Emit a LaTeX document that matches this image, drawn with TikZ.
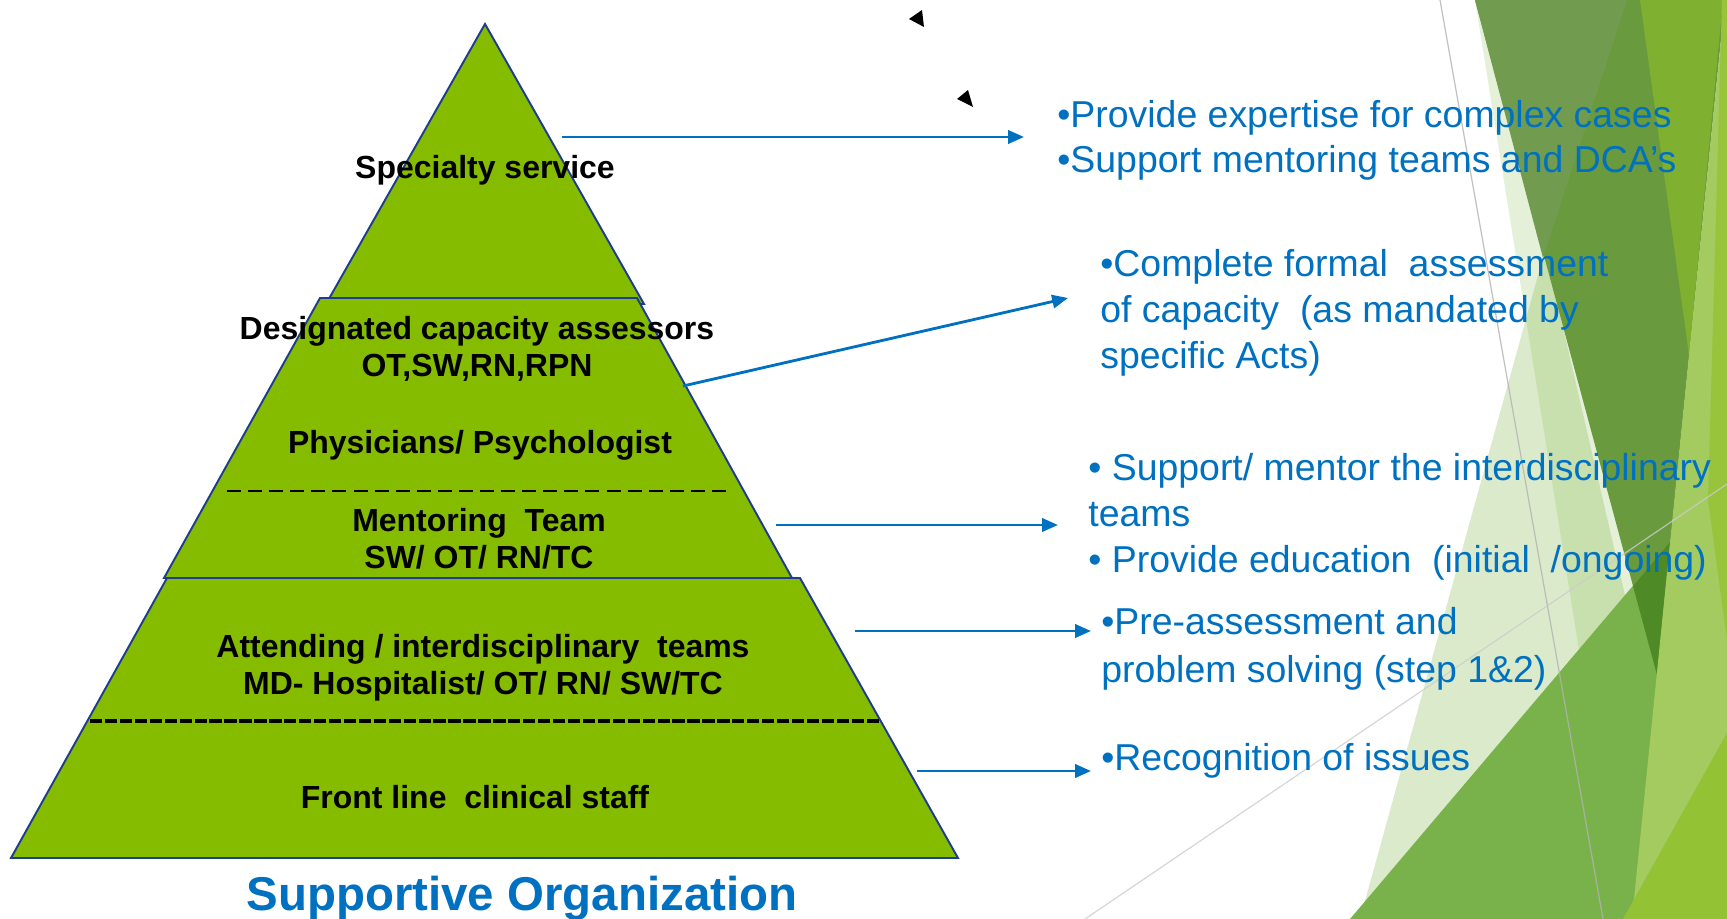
\documentclass[tikz,border=0pt]{standalone}
\usepackage{fontspec}
\setmainfont{Liberation Sans}
\usetikzlibrary{arrows.meta}
\definecolor{pyrgreen}{HTML}{85BC00}
\definecolor{pyredge}{HTML}{1F3D8F}
\definecolor{noteblue}{HTML}{0070C0}
\definecolor{facetpale}{HTML}{7DB340}
\definecolor{facetdark}{HTML}{699A3D}
\definecolor{facetolive}{HTML}{719C50}
\definecolor{facetbright}{HTML}{80B030}
\definecolor{facetmid}{HTML}{79B24A}
\definecolor{facetdeep}{HTML}{4E8A26}
\definecolor{facetsoft}{HTML}{A3CB60}
\definecolor{facetlime}{HTML}{97C43B}
\definecolor{facetyellow}{HTML}{93C235}
\tikzset{
	tier/.style      = {draw=pyredge, line width=1.1pt, fill=pyrgreen, line join=miter},
	splitthin/.style = {line width=1.1pt, dash pattern=on 8pt off 4pt},
	splitthick/.style= {line width=2.3pt, dash pattern=on 7pt off 1.5pt},
	lvl/.style       = {inner sep=0pt, anchor=base, align=center,
		font=\fontsize{18.2}{21.1}\selectfont\bfseries},
	note/.style      = {inner sep=0pt, anchor=base west, align=left, text=noteblue,
		font=\fontsize{21.3}{25.9}\selectfont},
	link/.style      = {draw=noteblue, line width=1.6pt, -{Triangle[length=9pt,width=7.5pt]}},
	guide/.style     = {line width=0.7pt}
}

\begin{document}
\begin{tikzpicture}[x=0.02cm, y=-0.02cm]
	\useasboundingbox (0,0) rectangle (1727,919);
	% facets on the right hand side
	\fill[facetpale, opacity=0.2] (1475,0) -- (1600,0) -- (1727,919) -- (1622,919) -- cycle;
	\fill[facetpale, opacity=0.28] (1360,919) -- (1545,250) -- (1700,919) -- cycle;
	\fill[facetdark] (1475,0) -- (1725,0) -- (1657,675) -- cycle;
	\fill[facetolive] (1475,0) -- (1627,0) -- (1543,258) -- cycle;
	\fill[facetbright] (1640,0) -- (1723,0) -- (1689,355) -- cycle;
	\fill[facetmid] (1350,919) -- (1727,475) -- (1727,919) -- cycle;
	\fill[facetdeep] (1633,586) -- (1670,542) -- (1657,675) -- cycle;
	\fill[facetsoft] (1725,0) -- (1727,0) -- (1727,919) -- (1632,919) -- cycle;
	\fill[facetlime] (1722,0) -- (1727,0) -- (1727,640) -- (1708,500) -- cycle;
	\fill[facetyellow] (1623,919) -- (1727,733) -- (1727,919) -- cycle;
	\draw[guide, gray!60, opacity=0.8] (1440,0) -- (1603,919);
	\draw[guide, gray!40, opacity=0.8] (1085,919) -- (1727,484);

	% Drawing the tiers of the pyramid
	\draw[tier] (485,24) -- (644,304) -- (326,304) -- cycle;
	\draw[tier] (320,298) -- (637,298) -- (792,578) -- (164,578) -- cycle;
	\draw[tier] (167,578) -- (800,578) -- (958,858) -- (11,858) -- cycle;
	\draw[splitthin] (227,491) -- (732,491);
	\draw[splitthick] (90,721) -- (879,721);

	\draw
	node at (485,178.5)[lvl] (spec) {Specialty service}
	node at (477,376.5)[lvl] (dca) {Designated capacity assessors\\OT,SW,RN,RPN}
	node at (480,453.5)[lvl] (phys) {Physicians/ Psychologist}
	node at (479,568.5)[lvl] (ment) {Mentoring\ \ Team\\SW/ OT/ RN/TC}
	node at (483,694.5)[lvl] (attend) {Attending / interdisciplinary\ \ teams\\MD- Hospitalist/ OT/ RN/ SW/TC}
	node at (475,808.5)[lvl] (front) {Front line\ \ clinical staff}
	node at (522,910)[lvl, text=noteblue, font=\fontsize{27}{32}\selectfont\bfseries] (title) {Supportive Organization}
	;

	% Drawing the notes
	\draw
	node at (1057,173)[note] (n1) {•Provide expertise for complex cases\\•Support mentoring teams and DCA’s}
	node at (1100,368)[note] (n2) {•Complete formal\ \ assessment\\of capacity\ \ (as mandated by\\specific Acts)}
	node at (1088,572)[note] (n3) {• Support/ mentor the interdisciplinary\\teams\\• Provide education\ \ (initial\ \ /ongoing)}
	node at (1101,682)[note, font=\fontsize{21.3}{26.8}\selectfont] (n4) {•Pre-assessment and\\problem solving (step 1\&2)}
	node at (1101,770)[note] (n5) {•Recognition of issues}
	;

	\coordinate (t1) at (562,137); \coordinate (h1) at (1024,137);
	\coordinate (t2) at (683,386); \coordinate (h2) at (1068,298);
	\coordinate (t3) at (776,525); \coordinate (h3) at (1058,525);
	\coordinate (t4) at (855,631); \coordinate (h4) at (1091,631);
	\coordinate (t5) at (917,771); \coordinate (h5) at (1091,771);
	\draw[link] (t1) -- (h1);
	\draw[link] (t2) -- (h2);
	\draw[link] (t3) -- (h3);
	\draw[link] (t4) -- (h4);
	\draw[link] (t5) -- (h5);

	% stray tips at the top
	\fill (909,19) -- (922,10) -- (924,27) -- cycle;
	\fill (957,99) -- (968,90) -- (973,107) -- cycle;
\end{tikzpicture}
\end{document}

PROBLEM TO SOLVE ▸
Without the pictures, transcribe the listing above exactly.

RESPONSE TO THE EXERCISE ▸
Emit a LaTeX document that matches this image, drawn with TikZ.
\documentclass[tikz,border=0pt]{standalone}
\usepackage{fontspec}
\setmainfont{Liberation Sans}
\usetikzlibrary{arrows.meta}
\definecolor{pyrgreen}{HTML}{85BC00}
\definecolor{pyredge}{HTML}{1F3D8F}
\definecolor{noteblue}{HTML}{0070C0}
\definecolor{facetpale}{HTML}{7DB340}
\definecolor{facetdark}{HTML}{699A3D}
\definecolor{facetolive}{HTML}{719C50}
\definecolor{facetbright}{HTML}{80B030}
\definecolor{facetmid}{HTML}{79B24A}
\definecolor{facetdeep}{HTML}{4E8A26}
\definecolor{facetsoft}{HTML}{A3CB60}
\definecolor{facetlime}{HTML}{97C43B}
\definecolor{facetyellow}{HTML}{93C235}
\tikzset{
	tier/.style      = {draw=pyredge, line width=1.1pt, fill=pyrgreen, line join=miter},
	splitthin/.style = {line width=1.1pt, dash pattern=on 8pt off 4pt},
	splitthick/.style= {line width=2.3pt, dash pattern=on 7pt off 1.5pt},
	lvl/.style       = {inner sep=0pt, anchor=base, align=center,
		font=\fontsize{18.2}{21.1}\selectfont\bfseries},
	note/.style      = {inner sep=0pt, anchor=base west, align=left, text=noteblue,
		font=\fontsize{21.3}{25.9}\selectfont},
	link/.style      = {draw=noteblue, line width=1.6pt, -{Triangle[length=9pt,width=7.5pt]}},
	guide/.style     = {line width=0.7pt}
}

\begin{document}
\begin{tikzpicture}[x=0.02cm, y=-0.02cm]
	\useasboundingbox (0,0) rectangle (1727,919);
	% facets on the right hand side
	\fill[facetpale, opacity=0.2] (1475,0) -- (1600,0) -- (1727,919) -- (1622,919) -- cycle;
	\fill[facetpale, opacity=0.28] (1360,919) -- (1545,250) -- (1700,919) -- cycle;
	\fill[facetdark] (1475,0) -- (1725,0) -- (1657,675) -- cycle;
	\fill[facetolive] (1475,0) -- (1627,0) -- (1543,258) -- cycle;
	\fill[facetbright] (1640,0) -- (1723,0) -- (1689,355) -- cycle;
	\fill[facetmid] (1350,919) -- (1727,475) -- (1727,919) -- cycle;
	\fill[facetdeep] (1633,586) -- (1670,542) -- (1657,675) -- cycle;
	\fill[facetsoft] (1725,0) -- (1727,0) -- (1727,919) -- (1632,919) -- cycle;
	\fill[facetlime] (1722,0) -- (1727,0) -- (1727,640) -- (1708,500) -- cycle;
	\fill[facetyellow] (1623,919) -- (1727,733) -- (1727,919) -- cycle;
	\draw[guide, gray!60, opacity=0.8] (1440,0) -- (1603,919);
	\draw[guide, gray!40, opacity=0.8] (1085,919) -- (1727,484);

	% Drawing the tiers of the pyramid
	\draw[tier] (485,24) -- (644,304) -- (326,304) -- cycle;
	\draw[tier] (320,298) -- (637,298) -- (792,578) -- (164,578) -- cycle;
	\draw[tier] (167,578) -- (800,578) -- (958,858) -- (11,858) -- cycle;
	\draw[splitthin] (227,491) -- (732,491);
	\draw[splitthick] (90,721) -- (879,721);

	\draw
	node at (485,178.5)[lvl] (spec) {Specialty service}
	node at (477,376.5)[lvl] (dca) {Designated capacity assessors\\OT,SW,RN,RPN}
	node at (480,453.5)[lvl] (phys) {Physicians/ Psychologist}
	node at (479,568.5)[lvl] (ment) {Mentoring\ \ Team\\SW/ OT/ RN/TC}
	node at (483,694.5)[lvl] (attend) {Attending / interdisciplinary\ \ teams\\MD- Hospitalist/ OT/ RN/ SW/TC}
	node at (475,808.5)[lvl] (front) {Front line\ \ clinical staff}
	node at (522,910)[lvl, text=noteblue, font=\fontsize{27}{32}\selectfont\bfseries] (title) {Supportive Organization}
	;

	% Drawing the notes
	\draw
	node at (1057,173)[note] (n1) {•Provide expertise for complex cases\\•Support mentoring teams and DCA’s}
	node at (1100,368)[note] (n2) {•Complete formal\ \ assessment\\of capacity\ \ (as mandated by\\specific Acts)}
	node at (1088,572)[note] (n3) {• Support/ mentor the interdisciplinary\\teams\\• Provide education\ \ (initial\ \ /ongoing)}
	node at (1101,682)[note, font=\fontsize{21.3}{26.8}\selectfont] (n4) {•Pre-assessment and\\problem solving (step 1\&2)}
	node at (1101,770)[note] (n5) {•Recognition of issues}
	;

	\coordinate (t1) at (562,137); \coordinate (h1) at (1024,137);
	\coordinate (t2) at (683,386); \coordinate (h2) at (1068,298);
	\coordinate (t3) at (776,525); \coordinate (h3) at (1058,525);
	\coordinate (t4) at (855,631); \coordinate (h4) at (1091,631);
	\coordinate (t5) at (917,771); \coordinate (h5) at (1091,771);
	\draw[link] (t1) -- (h1);
	\draw[link] (t2) -- (h2);
	\draw[link] (t3) -- (h3);
	\draw[link] (t4) -- (h4);
	\draw[link] (t5) -- (h5);

	% stray tips at the top
	\fill (909,19) -- (922,10) -- (924,27) -- cycle;
	\fill (957,99) -- (968,90) -- (973,107) -- cycle;
\end{tikzpicture}
\end{document}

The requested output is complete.